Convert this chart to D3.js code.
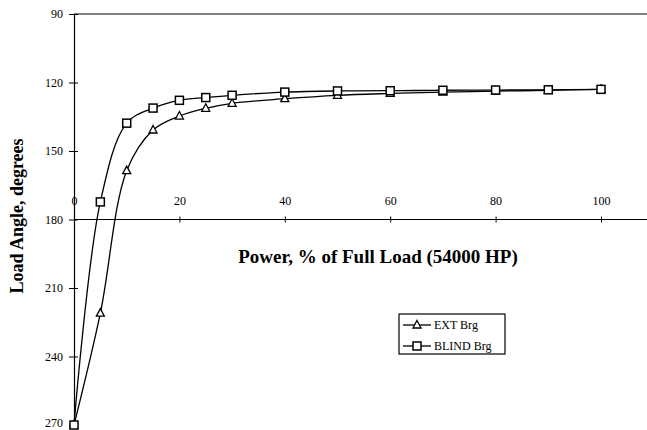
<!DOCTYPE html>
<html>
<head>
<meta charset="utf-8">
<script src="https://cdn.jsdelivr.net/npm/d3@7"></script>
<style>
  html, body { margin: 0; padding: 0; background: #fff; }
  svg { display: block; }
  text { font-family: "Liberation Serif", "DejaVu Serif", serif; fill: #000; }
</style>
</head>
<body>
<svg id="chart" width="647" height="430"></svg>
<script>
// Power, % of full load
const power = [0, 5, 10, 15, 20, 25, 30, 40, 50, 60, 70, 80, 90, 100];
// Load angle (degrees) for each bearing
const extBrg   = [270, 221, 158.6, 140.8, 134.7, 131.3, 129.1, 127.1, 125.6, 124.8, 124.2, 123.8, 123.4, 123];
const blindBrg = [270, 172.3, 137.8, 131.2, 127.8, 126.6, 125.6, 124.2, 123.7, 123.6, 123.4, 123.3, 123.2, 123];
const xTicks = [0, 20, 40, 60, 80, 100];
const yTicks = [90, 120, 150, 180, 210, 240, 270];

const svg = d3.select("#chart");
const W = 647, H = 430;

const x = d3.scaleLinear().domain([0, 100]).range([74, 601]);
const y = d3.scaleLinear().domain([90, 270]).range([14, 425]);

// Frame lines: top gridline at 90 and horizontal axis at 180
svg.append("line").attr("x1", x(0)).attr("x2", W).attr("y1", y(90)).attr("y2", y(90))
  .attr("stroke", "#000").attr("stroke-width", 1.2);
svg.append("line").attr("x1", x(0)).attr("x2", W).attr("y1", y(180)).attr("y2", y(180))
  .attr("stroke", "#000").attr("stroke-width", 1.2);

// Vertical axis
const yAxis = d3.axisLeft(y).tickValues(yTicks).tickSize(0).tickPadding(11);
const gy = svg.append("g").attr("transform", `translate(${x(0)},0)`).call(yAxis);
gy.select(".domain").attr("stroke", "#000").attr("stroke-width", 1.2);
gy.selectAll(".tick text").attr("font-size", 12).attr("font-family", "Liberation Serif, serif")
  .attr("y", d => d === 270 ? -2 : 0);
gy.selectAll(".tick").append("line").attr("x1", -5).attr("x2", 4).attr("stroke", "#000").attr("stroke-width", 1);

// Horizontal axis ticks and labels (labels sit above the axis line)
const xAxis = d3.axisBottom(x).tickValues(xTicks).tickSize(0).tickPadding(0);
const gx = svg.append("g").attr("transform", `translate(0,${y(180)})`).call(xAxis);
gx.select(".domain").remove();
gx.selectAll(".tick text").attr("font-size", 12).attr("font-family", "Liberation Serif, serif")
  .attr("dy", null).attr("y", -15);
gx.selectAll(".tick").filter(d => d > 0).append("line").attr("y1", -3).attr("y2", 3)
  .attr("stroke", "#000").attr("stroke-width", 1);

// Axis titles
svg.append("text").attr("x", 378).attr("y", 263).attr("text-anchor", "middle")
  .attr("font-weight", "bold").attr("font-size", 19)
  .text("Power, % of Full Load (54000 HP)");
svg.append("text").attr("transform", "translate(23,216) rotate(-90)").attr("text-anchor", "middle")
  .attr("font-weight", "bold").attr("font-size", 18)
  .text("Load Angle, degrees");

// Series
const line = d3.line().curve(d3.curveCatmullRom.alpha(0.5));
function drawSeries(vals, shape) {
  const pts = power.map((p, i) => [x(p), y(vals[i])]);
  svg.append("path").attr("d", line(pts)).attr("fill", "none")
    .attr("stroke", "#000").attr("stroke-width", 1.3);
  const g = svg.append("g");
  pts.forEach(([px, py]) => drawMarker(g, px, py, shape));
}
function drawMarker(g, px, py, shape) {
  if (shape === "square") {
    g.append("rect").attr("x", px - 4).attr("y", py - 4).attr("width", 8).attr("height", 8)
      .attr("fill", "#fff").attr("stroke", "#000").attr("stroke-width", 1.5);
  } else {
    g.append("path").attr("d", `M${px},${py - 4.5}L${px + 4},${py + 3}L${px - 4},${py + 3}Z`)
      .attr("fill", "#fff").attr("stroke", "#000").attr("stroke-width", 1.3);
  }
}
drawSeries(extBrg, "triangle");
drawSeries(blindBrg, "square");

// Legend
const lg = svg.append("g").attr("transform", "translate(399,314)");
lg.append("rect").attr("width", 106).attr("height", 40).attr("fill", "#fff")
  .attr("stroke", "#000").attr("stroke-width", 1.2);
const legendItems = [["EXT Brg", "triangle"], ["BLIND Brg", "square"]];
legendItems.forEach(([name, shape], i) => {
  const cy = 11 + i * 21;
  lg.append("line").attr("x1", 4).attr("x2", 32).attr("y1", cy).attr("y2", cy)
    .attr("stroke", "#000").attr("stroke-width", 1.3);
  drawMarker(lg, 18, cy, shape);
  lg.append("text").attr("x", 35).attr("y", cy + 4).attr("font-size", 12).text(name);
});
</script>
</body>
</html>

■ Given exercise:
Omit every picture, then repeat the remaining data exactly as it appears above.

■ Solution for this problem:
Convert this chart to D3.js code.
<!DOCTYPE html>
<html>
<head>
<meta charset="utf-8">
<script src="https://cdn.jsdelivr.net/npm/d3@7"></script>
<style>
  html, body { margin: 0; padding: 0; background: #fff; }
  svg { display: block; }
  text { font-family: "Liberation Serif", "DejaVu Serif", serif; fill: #000; }
</style>
</head>
<body>
<svg id="chart" width="647" height="430"></svg>
<script>
// Power, % of full load
const power = [0, 5, 10, 15, 20, 25, 30, 40, 50, 60, 70, 80, 90, 100];
// Load angle (degrees) for each bearing
const extBrg   = [270, 221, 158.6, 140.8, 134.7, 131.3, 129.1, 127.1, 125.6, 124.8, 124.2, 123.8, 123.4, 123];
const blindBrg = [270, 172.3, 137.8, 131.2, 127.8, 126.6, 125.6, 124.2, 123.7, 123.6, 123.4, 123.3, 123.2, 123];
const xTicks = [0, 20, 40, 60, 80, 100];
const yTicks = [90, 120, 150, 180, 210, 240, 270];

const svg = d3.select("#chart");
const W = 647, H = 430;

const x = d3.scaleLinear().domain([0, 100]).range([74, 601]);
const y = d3.scaleLinear().domain([90, 270]).range([14, 425]);

// Frame lines: top gridline at 90 and horizontal axis at 180
svg.append("line").attr("x1", x(0)).attr("x2", W).attr("y1", y(90)).attr("y2", y(90))
  .attr("stroke", "#000").attr("stroke-width", 1.2);
svg.append("line").attr("x1", x(0)).attr("x2", W).attr("y1", y(180)).attr("y2", y(180))
  .attr("stroke", "#000").attr("stroke-width", 1.2);

// Vertical axis
const yAxis = d3.axisLeft(y).tickValues(yTicks).tickSize(0).tickPadding(11);
const gy = svg.append("g").attr("transform", `translate(${x(0)},0)`).call(yAxis);
gy.select(".domain").attr("stroke", "#000").attr("stroke-width", 1.2);
gy.selectAll(".tick text").attr("font-size", 12).attr("font-family", "Liberation Serif, serif")
  .attr("y", d => d === 270 ? -2 : 0);
gy.selectAll(".tick").append("line").attr("x1", -5).attr("x2", 4).attr("stroke", "#000").attr("stroke-width", 1);

// Horizontal axis ticks and labels (labels sit above the axis line)
const xAxis = d3.axisBottom(x).tickValues(xTicks).tickSize(0).tickPadding(0);
const gx = svg.append("g").attr("transform", `translate(0,${y(180)})`).call(xAxis);
gx.select(".domain").remove();
gx.selectAll(".tick text").attr("font-size", 12).attr("font-family", "Liberation Serif, serif")
  .attr("dy", null).attr("y", -15);
gx.selectAll(".tick").filter(d => d > 0).append("line").attr("y1", -3).attr("y2", 3)
  .attr("stroke", "#000").attr("stroke-width", 1);

// Axis titles
svg.append("text").attr("x", 378).attr("y", 263).attr("text-anchor", "middle")
  .attr("font-weight", "bold").attr("font-size", 19)
  .text("Power, % of Full Load (54000 HP)");
svg.append("text").attr("transform", "translate(23,216) rotate(-90)").attr("text-anchor", "middle")
  .attr("font-weight", "bold").attr("font-size", 18)
  .text("Load Angle, degrees");

// Series
const line = d3.line().curve(d3.curveCatmullRom.alpha(0.5));
function drawSeries(vals, shape) {
  const pts = power.map((p, i) => [x(p), y(vals[i])]);
  svg.append("path").attr("d", line(pts)).attr("fill", "none")
    .attr("stroke", "#000").attr("stroke-width", 1.3);
  const g = svg.append("g");
  pts.forEach(([px, py]) => drawMarker(g, px, py, shape));
}
function drawMarker(g, px, py, shape) {
  if (shape === "square") {
    g.append("rect").attr("x", px - 4).attr("y", py - 4).attr("width", 8).attr("height", 8)
      .attr("fill", "#fff").attr("stroke", "#000").attr("stroke-width", 1.5);
  } else {
    g.append("path").attr("d", `M${px},${py - 4.5}L${px + 4},${py + 3}L${px - 4},${py + 3}Z`)
      .attr("fill", "#fff").attr("stroke", "#000").attr("stroke-width", 1.3);
  }
}
drawSeries(extBrg, "triangle");
drawSeries(blindBrg, "square");

// Legend
const lg = svg.append("g").attr("transform", "translate(399,314)");
lg.append("rect").attr("width", 106).attr("height", 40).attr("fill", "#fff")
  .attr("stroke", "#000").attr("stroke-width", 1.2);
const legendItems = [["EXT Brg", "triangle"], ["BLIND Brg", "square"]];
legendItems.forEach(([name, shape], i) => {
  const cy = 11 + i * 21;
  lg.append("line").attr("x1", 4).attr("x2", 32).attr("y1", cy).attr("y2", cy)
    .attr("stroke", "#000").attr("stroke-width", 1.3);
  drawMarker(lg, 18, cy, shape);
  lg.append("text").attr("x", 35).attr("y", cy + 4).attr("font-size", 12).text(name);
});
</script>
</body>
</html>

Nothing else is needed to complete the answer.